Aleksandar Milivojša

Personal information
- Born: 13 March 1964 (age 61) Novi Sad, Serbia, Yugoslavia
- Nationality: Serbian
- Listed height: 2.07 m (6 ft 9 in)

Career information
- Playing career: 1981–1998
- Position: Center
- Number: 7, 12, 14

Career history
- 1981–1986: Crvena zvezda
- 1986–1987: MZT Skopje
- 1989–1991: NAP Novi Sad
- 1997–1998: Dombóvári VMSE

= Aleksandar Milivojša =

Serbian basketball player

Aleksandar Milivojša (Александар Миливојша; born 13 March 1964) is a Serbian former professional basketball player.

== Playing career ==
A center, Milivojša played for Crvena zvezda, MZT Skopje, NAP Novi Sad, and Hungarian team Dombóvári VMSE.

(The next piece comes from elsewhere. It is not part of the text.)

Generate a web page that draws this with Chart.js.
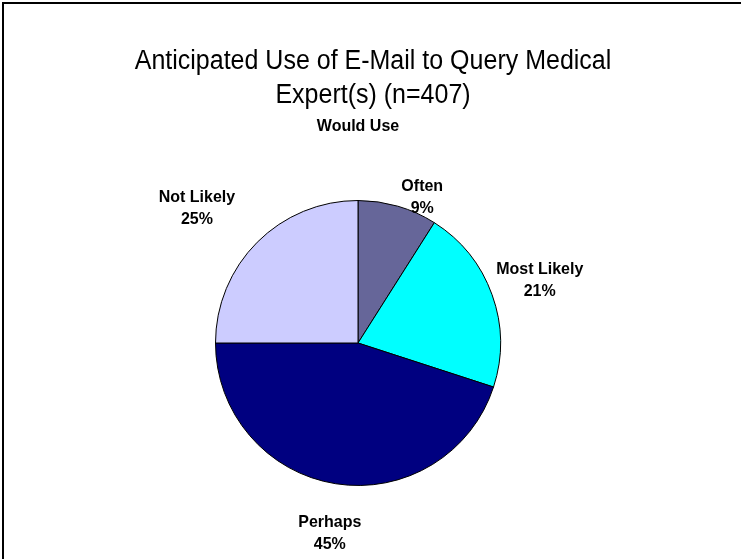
<!DOCTYPE html>
<html>
<head>
<meta charset="utf-8">
<script src="https://cdn.jsdelivr.net/npm/chart.js@4.4.0/dist/chart.umd.min.js"></script>
<style>
    html, body { margin: 0; padding: 0; background: #FFFFFF; }
    #cadre { position: relative; width: 741px; height: 559px; }
</style>
</head>
<body>
<div id="cadre"><canvas id="graphiqueSecteurs"></canvas></div>
<script>
// Données du sondage (n=407)
const lignesTitre = ['Anticipated Use of E-Mail to Query Medical', 'Expert(s) (n=407)'];
const sousTitre = 'Would Use';
const categories = ['Often', 'Most Likely', 'Perhaps', 'Not Likely'];
const pourcentages = [9, 21, 45, 25];

const couleursSecteurs = ['#666699', '#00FFFF', '#000080', '#CCCCFF'];
const POLICE = '"Liberation Sans", Arial, sans-serif';

// Décalage manuel des étiquettes (placement "au mieux" comme dans Excel)
const decalagesEtiquettes = [[17, 16], [1, -6], [0, 24], [-29, -15]];

// Texte légèrement étiré en hauteur (police un peu condensée)
function texteEtire(ctx, texte, x, y, etirement) {
    ctx.save();
    ctx.translate(x, y);
    ctx.scale(1, etirement);
    ctx.fillText(texte, 0, 0);
    ctx.restore();
}

// 1. TEXTES : titre, sous-titre, étiquettes et cadre
const pluginTextes = {
    id: 'textes',
    afterDatasetsDraw(chart) {
        const ctx = chart.ctx;
        ctx.save();

        // Cadre (bords haut et gauche visibles)
        ctx.fillStyle = '#000000';
        ctx.fillRect(2, 2, 2, chart.height - 2);
        ctx.fillRect(2, 2, chart.width - 2, 2);

        ctx.textAlign = 'center';
        ctx.textBaseline = 'middle';

        // Titre sur deux lignes
        ctx.font = '25px ' + POLICE;
        lignesTitre.forEach((ligne, i) => texteEtire(ctx, ligne, 373, 62 + i * 34, 1.08));

        ctx.font = 'bold 16px ' + POLICE;
        texteEtire(ctx, sousTitre, 358, 126, 1.05);

        // Étiquettes : nom + pourcentage, hors du disque, sur l'angle médian
        const meta = chart.getDatasetMeta(0);
        meta.data.forEach((arc, i) => {
            const p = arc.getProps(['x', 'y', 'startAngle', 'endAngle', 'outerRadius'], true);
            const milieu = (p.startAngle + p.endAngle) / 2;
            const dx = Math.cos(milieu);
            const dy = Math.sin(milieu);
            const lignes = [categories[i], pourcentages[i] + '%'];
            const demiLargeur = Math.max(...lignes.map(l => ctx.measureText(l).width)) / 2;
            const demiHauteur = 20;
            const r = p.outerRadius + 6;
            const cx = p.x + dx * r + dx * demiLargeur + decalagesEtiquettes[i][0];
            const cy = p.y + dy * r + dy * demiHauteur + decalagesEtiquettes[i][1];
            texteEtire(ctx, lignes[0], cx, cy - 11, 1.05);
            texteEtire(ctx, lignes[1], cx, cy + 11, 1.05);
        });

        ctx.restore();
    }
};

// 2. CRÉATION DU GRAPHIQUE
const ctx = document.getElementById('graphiqueSecteurs').getContext('2d');
new Chart(ctx, {
    type: 'pie',
    data: {
        labels: categories,
        datasets: [{
            data: pourcentages,
            backgroundColor: couleursSecteurs,
            borderColor: '#000000',
            borderWidth: 1,
            hoverOffset: 0
        }]
    },
    options: {
        responsive: true,
        maintainAspectRatio: false,
        animation: false,
        layout: {
            // zone du disque : centre (358, 343), rayon 143
            padding: { left: 215, right: 240, top: 200, bottom: 73 }
        },
        plugins: {
            legend: { display: false },
            title: { display: false },
            tooltip: { enabled: false }
        }
    },
    plugins: [pluginTextes]
});
</script>
</body>
</html>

== National team career ==
In August 1981, Milivojša was a member of the Yugoslavia Cadets team at the European Championship for Cadets in Greece. Over seven tournament games, he averaged 9.1 points per game.

In August 1982, Milivojša was a member of the Yugoslavia junior (under-18) team that won the silver medal at the European Championship for Juniors in Bulgaria. Over seven tournament games, he averaged 3.3 points per game. In August 1983, he was a member of the Junior (under-19) national team at the World Championship for Juniors in Palma de Mallorca, Spain. Over seven tournament games, he averaged 3.6 points per game.